▸ Dataset section:
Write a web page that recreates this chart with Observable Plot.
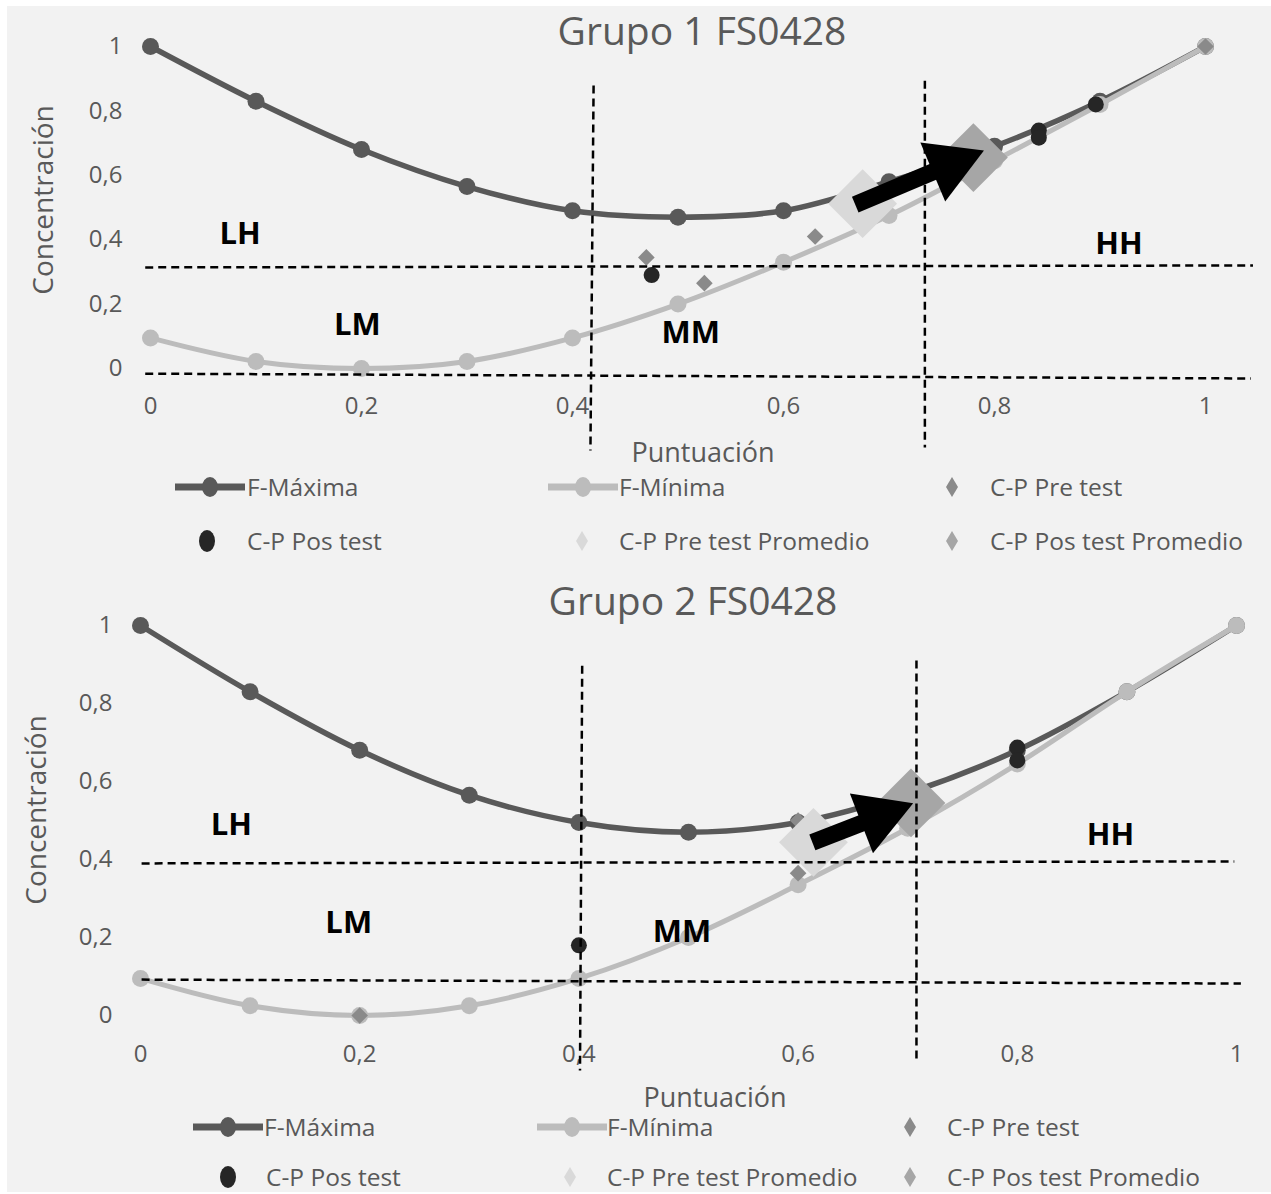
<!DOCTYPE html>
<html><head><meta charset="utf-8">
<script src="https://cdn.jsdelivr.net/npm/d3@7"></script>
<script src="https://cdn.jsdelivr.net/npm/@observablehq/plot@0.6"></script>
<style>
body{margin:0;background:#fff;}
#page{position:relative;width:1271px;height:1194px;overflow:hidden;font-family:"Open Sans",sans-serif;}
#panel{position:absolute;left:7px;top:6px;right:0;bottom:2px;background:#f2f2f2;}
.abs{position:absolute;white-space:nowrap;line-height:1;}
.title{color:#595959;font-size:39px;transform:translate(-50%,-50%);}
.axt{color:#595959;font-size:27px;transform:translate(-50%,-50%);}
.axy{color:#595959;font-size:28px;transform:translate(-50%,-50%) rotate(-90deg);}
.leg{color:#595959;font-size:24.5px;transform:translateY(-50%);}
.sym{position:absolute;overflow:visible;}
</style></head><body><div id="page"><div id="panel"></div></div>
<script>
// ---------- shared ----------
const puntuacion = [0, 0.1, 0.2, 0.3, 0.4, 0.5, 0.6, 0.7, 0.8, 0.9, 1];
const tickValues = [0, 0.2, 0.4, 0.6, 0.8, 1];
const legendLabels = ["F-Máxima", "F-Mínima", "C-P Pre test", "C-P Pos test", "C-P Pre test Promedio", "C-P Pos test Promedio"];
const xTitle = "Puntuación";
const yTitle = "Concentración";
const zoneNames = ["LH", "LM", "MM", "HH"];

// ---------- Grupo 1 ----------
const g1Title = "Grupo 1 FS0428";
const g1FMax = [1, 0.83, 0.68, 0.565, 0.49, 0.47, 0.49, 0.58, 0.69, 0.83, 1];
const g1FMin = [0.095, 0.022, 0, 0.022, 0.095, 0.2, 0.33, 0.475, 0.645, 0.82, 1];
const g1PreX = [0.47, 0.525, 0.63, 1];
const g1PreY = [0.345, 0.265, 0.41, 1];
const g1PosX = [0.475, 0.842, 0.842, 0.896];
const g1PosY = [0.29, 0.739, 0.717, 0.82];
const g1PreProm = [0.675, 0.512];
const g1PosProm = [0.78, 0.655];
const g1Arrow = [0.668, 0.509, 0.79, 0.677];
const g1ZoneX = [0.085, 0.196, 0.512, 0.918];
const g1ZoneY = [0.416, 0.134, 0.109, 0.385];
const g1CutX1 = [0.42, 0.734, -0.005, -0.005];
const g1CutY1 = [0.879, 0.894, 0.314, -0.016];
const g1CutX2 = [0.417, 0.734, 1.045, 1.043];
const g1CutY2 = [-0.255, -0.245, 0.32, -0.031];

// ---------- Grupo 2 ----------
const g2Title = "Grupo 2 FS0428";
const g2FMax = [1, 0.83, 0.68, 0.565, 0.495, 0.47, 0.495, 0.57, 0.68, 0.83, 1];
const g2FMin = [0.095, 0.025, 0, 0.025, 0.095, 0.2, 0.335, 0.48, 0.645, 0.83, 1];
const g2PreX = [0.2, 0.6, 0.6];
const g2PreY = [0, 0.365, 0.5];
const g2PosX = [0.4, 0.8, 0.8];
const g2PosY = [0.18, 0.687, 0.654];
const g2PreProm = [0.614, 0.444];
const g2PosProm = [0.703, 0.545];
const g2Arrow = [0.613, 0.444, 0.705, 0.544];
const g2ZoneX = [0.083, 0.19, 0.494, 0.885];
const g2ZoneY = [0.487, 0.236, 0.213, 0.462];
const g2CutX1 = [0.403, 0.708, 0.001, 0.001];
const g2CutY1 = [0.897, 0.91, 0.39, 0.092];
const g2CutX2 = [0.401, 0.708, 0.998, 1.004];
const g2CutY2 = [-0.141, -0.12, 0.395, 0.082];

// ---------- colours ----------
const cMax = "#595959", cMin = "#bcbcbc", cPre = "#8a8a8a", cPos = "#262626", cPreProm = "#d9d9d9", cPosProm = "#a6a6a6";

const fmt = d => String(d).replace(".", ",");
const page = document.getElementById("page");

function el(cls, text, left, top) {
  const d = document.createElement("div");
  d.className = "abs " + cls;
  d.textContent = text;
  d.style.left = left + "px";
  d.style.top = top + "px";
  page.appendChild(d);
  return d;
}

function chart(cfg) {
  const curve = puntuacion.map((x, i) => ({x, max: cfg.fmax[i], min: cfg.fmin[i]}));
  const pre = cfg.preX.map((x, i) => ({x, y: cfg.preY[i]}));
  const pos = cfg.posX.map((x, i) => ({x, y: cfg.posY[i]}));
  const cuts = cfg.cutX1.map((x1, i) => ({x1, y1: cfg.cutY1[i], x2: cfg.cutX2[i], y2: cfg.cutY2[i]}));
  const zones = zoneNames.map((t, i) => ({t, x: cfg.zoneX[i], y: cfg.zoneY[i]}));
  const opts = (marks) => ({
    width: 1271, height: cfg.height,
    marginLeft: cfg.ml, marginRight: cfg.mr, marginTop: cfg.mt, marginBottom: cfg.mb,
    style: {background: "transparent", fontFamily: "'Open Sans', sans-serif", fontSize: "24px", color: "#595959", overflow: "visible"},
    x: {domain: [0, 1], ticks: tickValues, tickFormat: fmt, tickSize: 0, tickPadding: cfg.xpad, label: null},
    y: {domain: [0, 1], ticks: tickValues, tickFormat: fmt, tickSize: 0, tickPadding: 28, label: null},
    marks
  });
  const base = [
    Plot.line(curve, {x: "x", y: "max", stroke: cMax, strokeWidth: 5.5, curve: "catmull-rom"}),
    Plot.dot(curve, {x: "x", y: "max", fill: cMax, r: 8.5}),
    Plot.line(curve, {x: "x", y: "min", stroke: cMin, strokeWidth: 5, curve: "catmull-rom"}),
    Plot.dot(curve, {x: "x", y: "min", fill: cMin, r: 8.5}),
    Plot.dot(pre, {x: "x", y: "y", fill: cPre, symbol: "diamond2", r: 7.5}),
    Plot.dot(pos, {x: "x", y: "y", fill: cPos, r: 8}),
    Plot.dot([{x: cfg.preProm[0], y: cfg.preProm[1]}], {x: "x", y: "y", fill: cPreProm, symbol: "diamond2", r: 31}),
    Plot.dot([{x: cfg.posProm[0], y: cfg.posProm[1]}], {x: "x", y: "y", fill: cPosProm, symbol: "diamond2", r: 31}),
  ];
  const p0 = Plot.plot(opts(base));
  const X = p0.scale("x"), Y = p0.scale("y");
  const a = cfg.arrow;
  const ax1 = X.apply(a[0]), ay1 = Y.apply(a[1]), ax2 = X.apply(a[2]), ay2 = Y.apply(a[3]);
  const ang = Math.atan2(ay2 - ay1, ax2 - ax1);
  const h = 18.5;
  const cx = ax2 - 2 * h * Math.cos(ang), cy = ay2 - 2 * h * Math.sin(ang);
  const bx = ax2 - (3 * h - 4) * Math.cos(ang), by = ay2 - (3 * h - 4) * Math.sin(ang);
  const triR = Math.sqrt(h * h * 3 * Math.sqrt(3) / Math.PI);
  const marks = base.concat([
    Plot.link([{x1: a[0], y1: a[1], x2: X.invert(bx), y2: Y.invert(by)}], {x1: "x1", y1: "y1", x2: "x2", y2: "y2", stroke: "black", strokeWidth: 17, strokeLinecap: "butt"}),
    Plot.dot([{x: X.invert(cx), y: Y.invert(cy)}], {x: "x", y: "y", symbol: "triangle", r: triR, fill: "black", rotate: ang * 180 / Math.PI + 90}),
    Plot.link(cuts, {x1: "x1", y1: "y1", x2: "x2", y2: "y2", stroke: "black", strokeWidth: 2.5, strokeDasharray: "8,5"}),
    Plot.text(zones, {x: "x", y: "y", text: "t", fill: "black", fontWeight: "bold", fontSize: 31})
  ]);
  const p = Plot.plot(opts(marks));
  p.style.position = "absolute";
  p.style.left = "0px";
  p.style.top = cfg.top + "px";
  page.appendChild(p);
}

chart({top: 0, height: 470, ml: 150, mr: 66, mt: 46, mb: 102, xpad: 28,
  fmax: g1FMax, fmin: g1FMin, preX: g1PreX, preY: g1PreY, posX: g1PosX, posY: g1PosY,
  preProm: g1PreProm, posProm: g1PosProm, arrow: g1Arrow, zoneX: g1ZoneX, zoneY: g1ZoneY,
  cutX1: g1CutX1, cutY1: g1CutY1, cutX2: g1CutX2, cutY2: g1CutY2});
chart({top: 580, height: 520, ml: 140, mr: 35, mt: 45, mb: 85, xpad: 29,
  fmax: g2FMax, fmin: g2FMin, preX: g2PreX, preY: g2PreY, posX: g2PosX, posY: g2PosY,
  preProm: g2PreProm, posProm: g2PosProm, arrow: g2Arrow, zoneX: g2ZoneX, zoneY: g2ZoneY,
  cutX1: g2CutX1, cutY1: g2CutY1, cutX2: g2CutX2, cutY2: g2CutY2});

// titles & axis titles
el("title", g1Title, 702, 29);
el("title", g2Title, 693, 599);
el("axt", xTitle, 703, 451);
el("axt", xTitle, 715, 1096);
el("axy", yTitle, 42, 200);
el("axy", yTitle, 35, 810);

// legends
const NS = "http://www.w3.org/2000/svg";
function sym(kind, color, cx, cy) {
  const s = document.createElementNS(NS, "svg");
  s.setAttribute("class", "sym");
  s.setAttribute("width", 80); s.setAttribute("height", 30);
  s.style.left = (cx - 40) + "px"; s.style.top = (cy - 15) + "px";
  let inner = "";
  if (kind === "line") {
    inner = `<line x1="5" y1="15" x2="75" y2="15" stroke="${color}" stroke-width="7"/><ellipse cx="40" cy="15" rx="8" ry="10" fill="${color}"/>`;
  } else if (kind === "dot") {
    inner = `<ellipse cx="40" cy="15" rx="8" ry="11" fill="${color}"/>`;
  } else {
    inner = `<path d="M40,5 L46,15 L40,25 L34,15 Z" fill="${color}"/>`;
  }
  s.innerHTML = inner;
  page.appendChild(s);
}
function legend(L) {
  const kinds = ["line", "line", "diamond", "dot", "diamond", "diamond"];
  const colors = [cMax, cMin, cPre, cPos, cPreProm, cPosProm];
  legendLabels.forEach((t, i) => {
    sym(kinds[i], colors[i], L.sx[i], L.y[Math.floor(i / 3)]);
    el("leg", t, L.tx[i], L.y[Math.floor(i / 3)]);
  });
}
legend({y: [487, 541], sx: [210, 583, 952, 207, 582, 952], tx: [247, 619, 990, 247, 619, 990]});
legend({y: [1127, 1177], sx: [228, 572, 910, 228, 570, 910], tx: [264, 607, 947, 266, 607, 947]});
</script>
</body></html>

▸ Goal of the exercise: State the number of lines in this listing that contain the string "page", and add nothing else.

▸ Result of the exercise: 7